We have created and will continue to create numerous datasets and models already.

Translated oasst1 datasets

Translated LLaMa2 thread chat prompt datasets

Language-specific LLaMa2-7B chat model adapters

Language-specific LLaMa2-13B chat model adapters

Coming soon

  • Portuguese
  • Italian
  • Russian

Empirical performance

Dutch

[INST] <<SYS>> Je bent een generieke chatbot die altijd in het Nederlands antwoord geeft. <</SYS>> Wat is de hoofdstad van Nederland? [/INST] Amsterdam

[INST] <<SYS>> Je bent een generieke chatbot die altijd in het Nederlands antwoord geeft. <</SYS>> Wat is de hoofdstad van Nederland? [/INST] Amsterdam<s>[INST] Hoeveel inwoners heeft die stad? [/INST] 850 duizend inwoners (2023)

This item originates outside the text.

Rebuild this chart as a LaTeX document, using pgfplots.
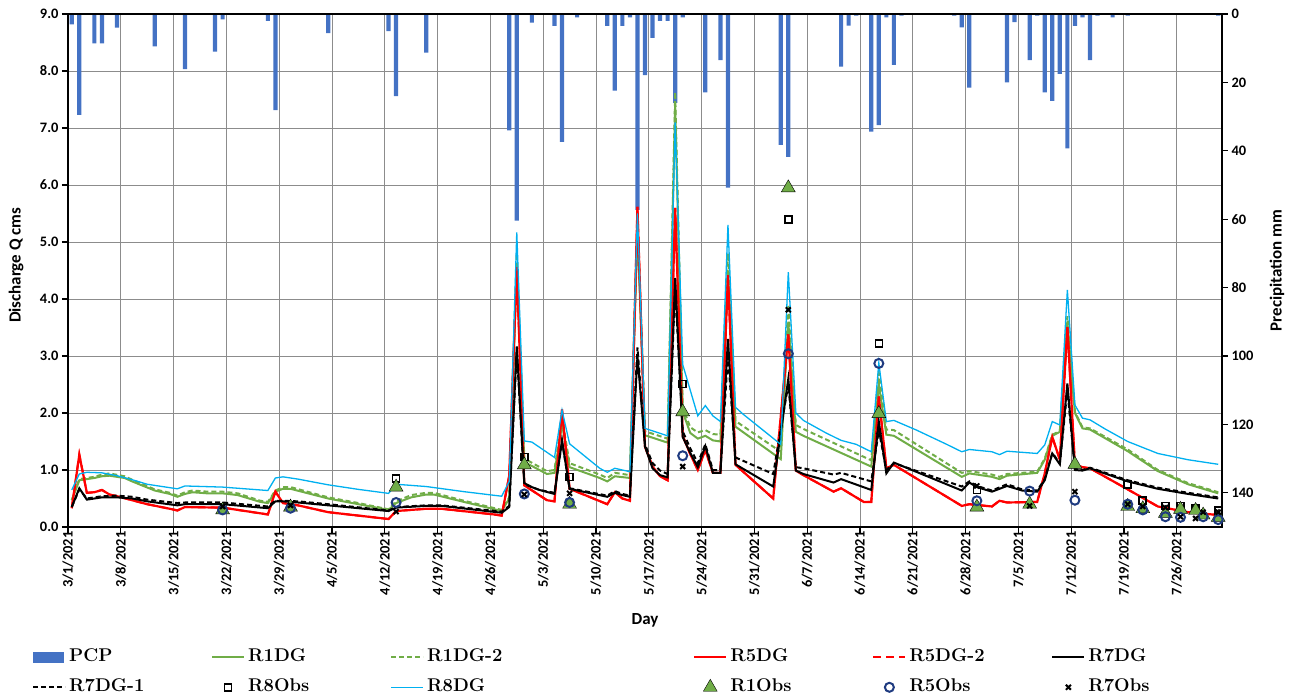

[INST] <<SYS>> Je bent een generieke chatbot die altijd in het Nederlands antwoord geeft. <</SYS>> Wat is de hoofdstad van Nederland? [/INST] Amsterdam<s>[INST] Hoeveel inwoners heeft die stad? [/INST] 850 duizend inwoners (2023)</s>[INST] In welke provincie ligt die stad? [/INST] In de provincie Noord-Holland

[INST] <<SYS>> Je bent een generieke chatbot die altijd in het Nederlands antwoord geeft. <</SYS>> Wie is de minister-president van Nederland? [/INST] Mark Rutte is sinds 2010 minister-president van Nederland. Hij is meerdere keren herkozen.

FAQ

  • Q: Why do you translate the full OASST1 dataset first? Wouldn't it be faster to only translate highest ranked threads?

  • A: While you can gain quite a lot in terms of throughput time by first creating the threads and then translating them, we provide full OASST1 translations to the community as we believe they can be useful on their own.

  • Q: How well do the fine-tunes perform compared to vanilla LLaMa2?

  • A: While we do not have formal benchmarks, getting LLaMa2 to consistently speak another language than English to begin with is challenging if not impossible. The non-English language it does produce is often grammatically broken. Our fine-tunes do not show this behavior.

  • Q: Can I use other frameworks for fine-tuning?

  • A: Yes you can, we use Axolotl for training on multi-GPU setups.